Ndeye G. Ndiaye, Karl Waedt, Nicolas Dejon, Chrystel Gaber, Achilleas Marinakis, Christos A. Gizelis, Gürkan Gür, Marc Rennhard, Oumayma Zeddini, Jean-Philippe Wary, Dominico Orlando, Claire Loiseaux, Vangelis Photiou, Nikolaos Koulierakis, Vasiliki Danilatou

Abstract

In the era of Industry 4.0, the European Union’s evolving regulatory landscape—comprising the European Cyber Resilience Act (EU CRA), the NIS2 Directives, and the European Artificial Intelligence Act (EU AI Act)—requires organizations to align technical, organizational, and risk governance practices across complex operational environments. However, this alignment is far from straightforward, particularly in sectors where safety-critical systems are also exposed to cyber threats, and where compliance must extend across diverse supply chains.

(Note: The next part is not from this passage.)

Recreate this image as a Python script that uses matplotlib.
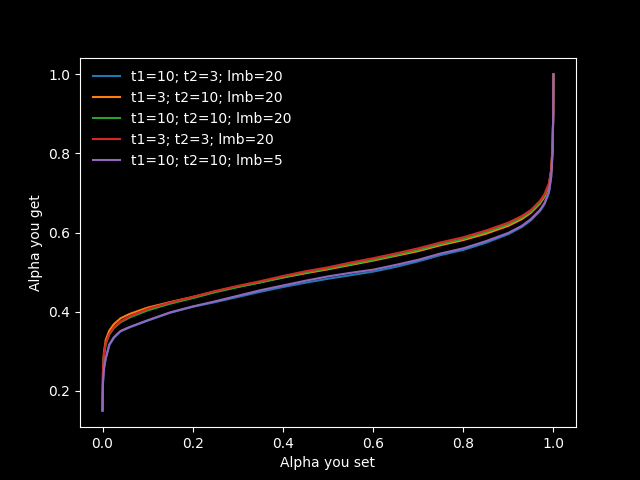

In fact, the increasing convergence of functional safety and cybersecurity requirements introduces a significant challenge for industrial sectors operating under both domain-specific standards and emerging EU regulations. This paper examines the practical implications through three industrial use cases from the energy, telecommunications, and manufacturing sectors. Each use case highlights the interplay between vertical safety standards (e.g., IEC 61508, ISO 10218, ISO/TS 15066, SEVESO), cybersecurity frameworks (e.g., IEC 62443, PCI DSS), and EU-wide legislative requirements. The paper identifies cross-sector patterns and highlights the need for harmonized approaches to risk management and compliance in both the safety and cybersecurity domains. It contributes to a strong foundation to share practical challenges from real-world integration, which leans towards a novel, harmonized co-assurance and continuous certification framework.